April 23, 2007

IT AIN'T EASY BEING MOOKIE:

Sadr's murky vision for Iraq (Edward Wong, April 22, 2007, International Herald Tribune)

[P]ress his aides for concrete details of a timetable to present to the Americans, and the picture becomes murkier. They say they want the Americans out. But not just yet.

"In order to drive out the occupation, we need to build up the security forces; then we can have a timetable," said Abdul Mehdi Mutairi, one of Mr. Sadr's top political officials, as he smoked at his desk inside the main Sadr office in Baghdad, his television tuned to an Iranian-financed satellite network. He was referring to the Iraqi government's largely Shiite army and police, which by all accounts could not yet control Iraqi violence on their own.

The gap between Mr. Sadr's public oratory and his actions shows that he, as much as any American or Iraqi official, is captive to the fact that there is no easy path to securing Iraq's future. He does have a starkly plain vision — a centralized Islamist Iraq ruled by nationalist Shiites who are distanced from, if not openly hostile to, the United States. But he also has a problem all too familiar to the Bush administration: he does not know exactly how to realize his vision, given the complexities of the conflict.

He has become a great improviser, the Miles Davis of the war.


Neither he nor we can acknowledge that we're de facto allies.

Posted by Orrin Judd at April 23, 2007 7:07 AM
Comments

C'mon. He considers the democratically elected Iraqi govt as an occupying force. At many points in the past he has chosen to go against this Iraq govt and the US forces. He can realize his vision by not encouraging violence, not trying to overthrow the elected Iraq govt, and by helping the Iraq govt and the US secure the country so that the US would then leave. But he won't because he is taking orders from Iran whose best interests rely on an unstable Iraq.

Posted by: AWW at April 23, 2007 12:13 PM

C'mon. He considers the democratically elected Iraqi govt as an occupying force. At many points in the past he has chosen to go against this Iraq govt and the US forces. He can realize his vision by not encouraging violence, not trying to overthrow the elected Iraq govt, and by helping the Iraq govt and the US secure the country so that the US would then leave. But he won't because he is taking orders from Iran whose best interests rely on an unstable Iraq.

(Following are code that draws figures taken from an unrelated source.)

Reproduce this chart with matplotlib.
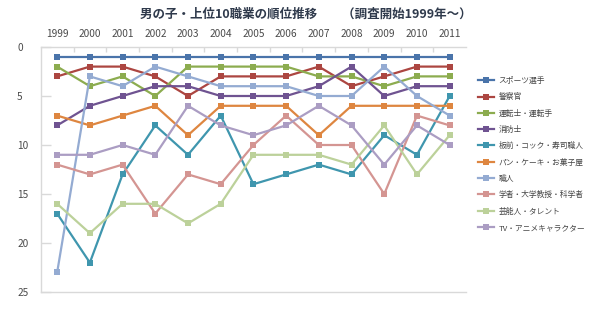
import matplotlib
matplotlib.use("Agg")
import matplotlib.pyplot as plt
from matplotlib.ticker import FixedLocator

plt.rcParams['font.family'] = ['Noto Sans CJK JP', 'DejaVu Sans']

years = ['1999', '2000', '2001', '2002', '2003', '2004', '2005',
         '2006', '2007', '2008', '2009', '2010', '2011']

sports = [1, 1, 1, 1, 1, 1, 1, 1, 1, 1, 1, 1, 1]
police = [3, 2, 2, 3, 5, 3, 3, 3, 2, 4, 3, 2, 2]
driver = [2, 4, 3, 5, 2, 2, 2, 2, 3, 3, 4, 3, 3]
firefighter = [8, 6, 5, 4, 4, 5, 5, 5, 4, 2, 5, 4, 4]
chef = [17, 22, 13, 8, 11, 7, 14, 13, 12, 13, 9, 11, 5]
baker = [7, 8, 7, 6, 9, 6, 6, 6, 9, 6, 6, 6, 6]
craftsman = [23, 3, 4, 2, 3, 4, 4, 4, 5, 5, 2, 5, 7]
scholar = [12, 13, 12, 17, 13, 14, 10, 7, 10, 10, 15, 7, 8]
entertainer = [16, 19, 16, 16, 18, 16, 11, 11, 11, 12, 8, 13, 9]
tv_anime = [11, 11, 10, 11, 6, 8, 9, 8, 6, 8, 12, 8, 10]

series = [
    ('スポーツ選手', sports, '#4a74aa'),
    ('警察官', police, '#ac4641'),
    ('運転士・運転手', driver, '#8cac4f'),
    ('消防士', firefighter, '#6f5391'),
    ('板前・コック・寿司職人', chef, '#3f96ae'),
    ('パン・ケーキ・お菓子屋', baker, '#de8640'),
    ('職人', craftsman, '#94abd2'),
    ('学者・大学教授・科学者', scholar, '#d49592'),
    ('芸能人・タレント', entertainer, '#bcd19a'),
    ('TV・アニメキャラクター', tv_anime, '#ab9dc3'),
]

fig = plt.figure(figsize=(6.0, 3.25), dpi=100)
ax = fig.add_axes([0.068, 0.1015, 0.7087, 0.7539])

x = list(range(len(years)))
for name, vals, col in series:
    ax.plot(x, vals, color=col, lw=1.6, marker='s', markersize=4.6,
            markeredgewidth=0, label=name, solid_joinstyle='miter')

ax.set_xlim(-0.5, len(years) - 0.5)
ax.set_ylim(25, 0)

grid_col = '#d9d9d9'
ax.spines['right'].set_visible(False)
for side in ('left', 'top', 'bottom'):
    ax.spines[side].set_color(grid_col)
    ax.spines[side].set_linewidth(1.0)

# category labels along the top
ax.xaxis.tick_top()
ax.set_xticks(x)
ax.set_xticklabels(years, fontsize=7.3, color='#4a4a4a')
ax.tick_params(axis='x', which='major', length=0, pad=6)
ax.xaxis.set_minor_locator(FixedLocator([i + 0.5 for i in x[:-1]]))
ax.tick_params(axis='x', which='minor', direction='in', length=3.6,
               color=grid_col, width=1.0, top=True, bottom=False)

ax.set_yticks([0, 5, 10, 15, 20, 25])
ax.set_yticklabels(['0', '5', '10', '15', '20', '25'], fontsize=7.3,
                   color='#4a4a4a')
ax.tick_params(axis='y', direction='in', length=7.2, width=1.0,
               color=grid_col, pad=17)
for lbl in ax.get_yticklabels():
    lbl.set_horizontalalignment('left')

fig.text(0.51, 0.955, '男の子・上位10職業の順位推移　　（調査開始1999年〜）',
         ha='center', va='center', fontsize=9.0, color='#2f3a4c',
         fontweight='bold')

leg = ax.legend(loc='upper left', bbox_to_anchor=(0.797, 0.763),
                bbox_transform=fig.transFigure, frameon=False,
                fontsize=5.6, handlelength=2.0, handletextpad=0.6,
                labelspacing=1.06, borderaxespad=0, borderpad=0)
for t in leg.get_texts():
    t.set_color('#444444')

fig.savefig('out.png', dpi=100, facecolor='white')
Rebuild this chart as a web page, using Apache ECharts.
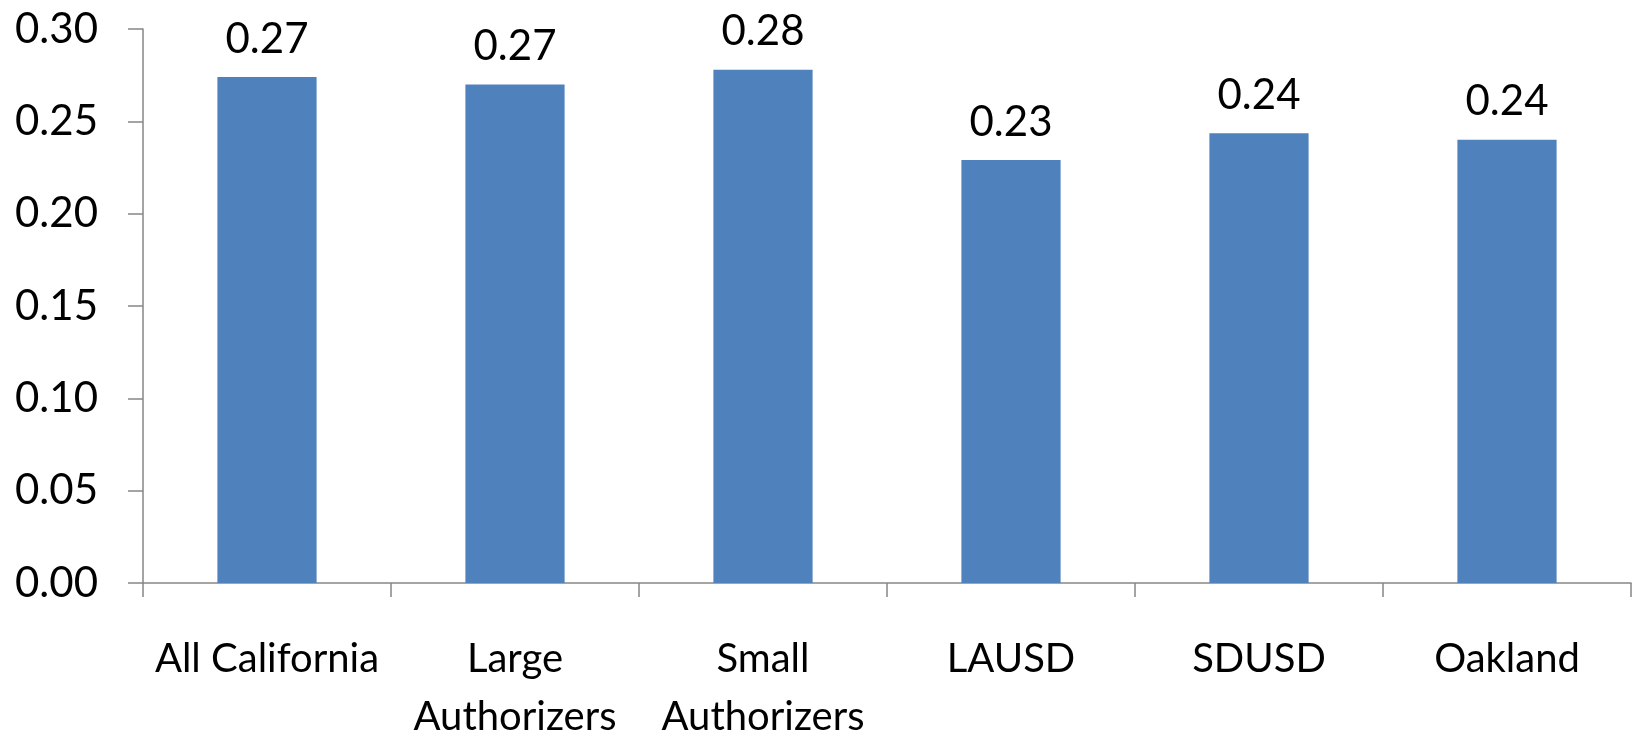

Posted by: AWW at April 23, 2007 12:16 PM

We should have withdrawn to the sideline guarding Iraq's borders as soon as Saddam was captured. We should let the Shiites and Sunnis to fight it out, then come in to mop up. By guarding the borders we can prevent outsiders to come in to exploit the situation, and let the Iraqis who have a stake in the country to come to terms with each other. If the Dems really wanted to protect the troops, they should demand redeployment to the borders, not to Okinawa, not to withdraw. They could have more credibilities in national security and don't have to exaggerate global warming as a greater threat than terrorism.

Posted by: ic at April 23, 2007 12:43 PM

"Miles Davis of the war"

I'd prefer he follow the err..ahh...actual frigging tune.

Posted by: h-man at April 23, 2007 1:49 PM

He's part of the elected government. He considers us an occupying force. We are.

Posted by: oj at April 23, 2007 2:33 PM

Of course you would, we're calling it. He just isn't interested in being Step-n-fetchit

Posted by: oj at April 23, 2007 5:10 PM

Mookie is a Saddam wannabe. Kill him now. The last thing Iraq needs is a petty street thug (with dreams of Khomeini in his head) morphing into a puppeteer.

If we are just using him to 'punish' the Sunni, then we really have to kill him before we leave.

Posted by: jim hamlen at April 23, 2007 10:52 PM

Exactly wrong. Saddam was a garden variety rationalist. Mookie is a Shi'ite.

Posted by: oj at April 24, 2007 6:37 AM

Saddam was a goon with a big budget and connections. Mookie is pretty much the same, although on a small scale (for now).

If God were part of Mookie's world, he would be quite different - he would either be more fanatical (in which case he would already be dead), or he would be opposed to the Shi'ite abortion that is Iran. But he isn't. So he's just a junior tyrant with dreams of swords. Big deal.